Sans cette première preuve de faiblesse des Etats-Unis depuis 1945, imputable à Carter, l’Iran n’aurait pu acquérir la place prééminente qui est encore aujourd’hui la sienne au Moyen Orient. C’est ce même Carter qui a, dans un livre publié en 2006, accusa Israël de pratiquer l’apartheid du fait que l’État hébreux avait érigé un mur entre lui et la Cisjordanie, sans voir que cela propageait tout autant cette dernière des colons juifs. Ce Président fallot oubliait aussi qu’Israël est une démocratie où les arabes israéliens ont une représentation à la Knesset. Depuis Carter, l’influence dans le monde des Etats-Unis n’a cessé d’être contestée. De libérateurs admirés du nazisme, les Américains ont été de moins en moins des héros, jusqu’à être parfois honnis, tels un gendarme incapable de faire régner l’ordre.
Pour contester l’opération « Rising lion », les jocrisses qui sévissent dans nos médias invoquent aujourd’hui le désir de Téhéran de négocier avec les Américains. Mais négocier quoi ? Il faudrait, et il suffirait que le régime des Mollahs déclare renoncer à la bombe pour contenter les démocraties occidentales. Il ne le fera pas. Et cela arrange Israël qui vise par dessus tout à une reconnaissance par l’Iran de son droit à exister. En effet, la destruction des sites nucléaires n’est qu’un gain de temps limité, alors que l’abandon de la doctrine qui nie l’État juif, ouvrirait une ère nouvelle de coexistence au Moyen Orient. Pas pour l’éternité, car depuis plus de 5000 ans les Juifs savent que la paix qui leur est accordée est provisoire. Seul l’Eternel a l’éternité devant lui, dit-on là-bas.

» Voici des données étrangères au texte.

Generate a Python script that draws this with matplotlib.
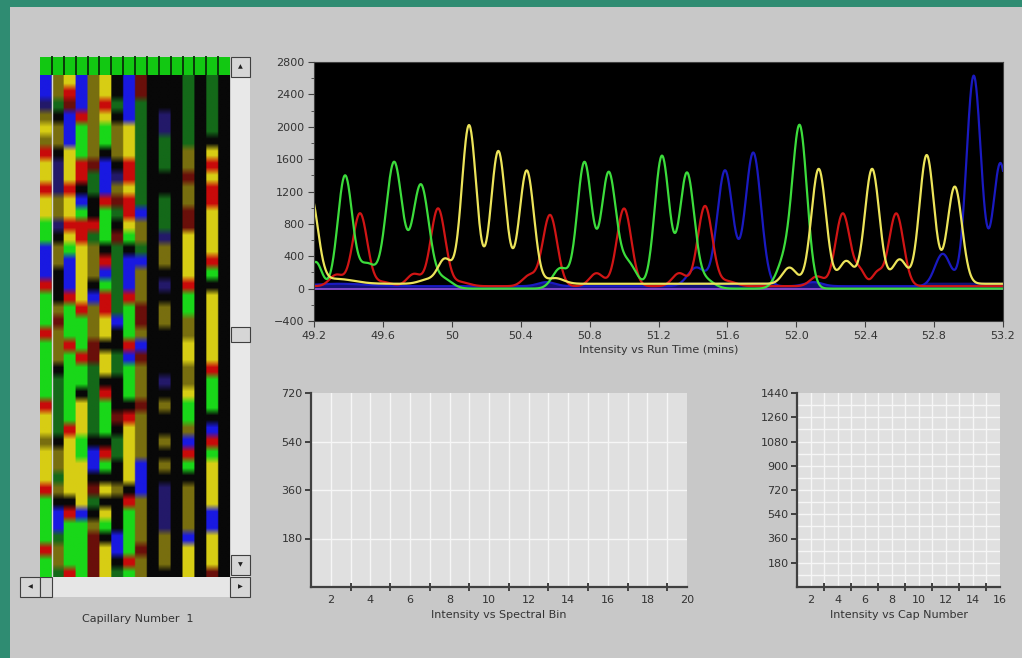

Ceux qui sont, à juste titre (comment ne pas l’être ?), émus des souffrances des Gazaouis devraient comprendre que sans l’Iran, la main qui agite et arme les pantins, ceux-ci ne représentant plus de danger, la paix reviendra à Gaza. En effet, à la différence de la pieuvre qui a neuf cerveaux, le régime des Mollahs n’a qu’une seule volonté, et celle-ci est dans la tête de son Guide suprême, l’Ayatollah Khamenei qui depuis trente ans règne sur l’Iran.
Désolant est le spectacle des hypocrites qui appellent à la désescalade et à la négociation sans vraiment croire que cela est possible, et qui en vérité ne souhaitent que la défaite de l’Iran, sans avoir à en payer le prix politique ou économique. Les mêmes ne manqueront pas de voler au secours de la victoire, de quelque côté qu’elle se produise.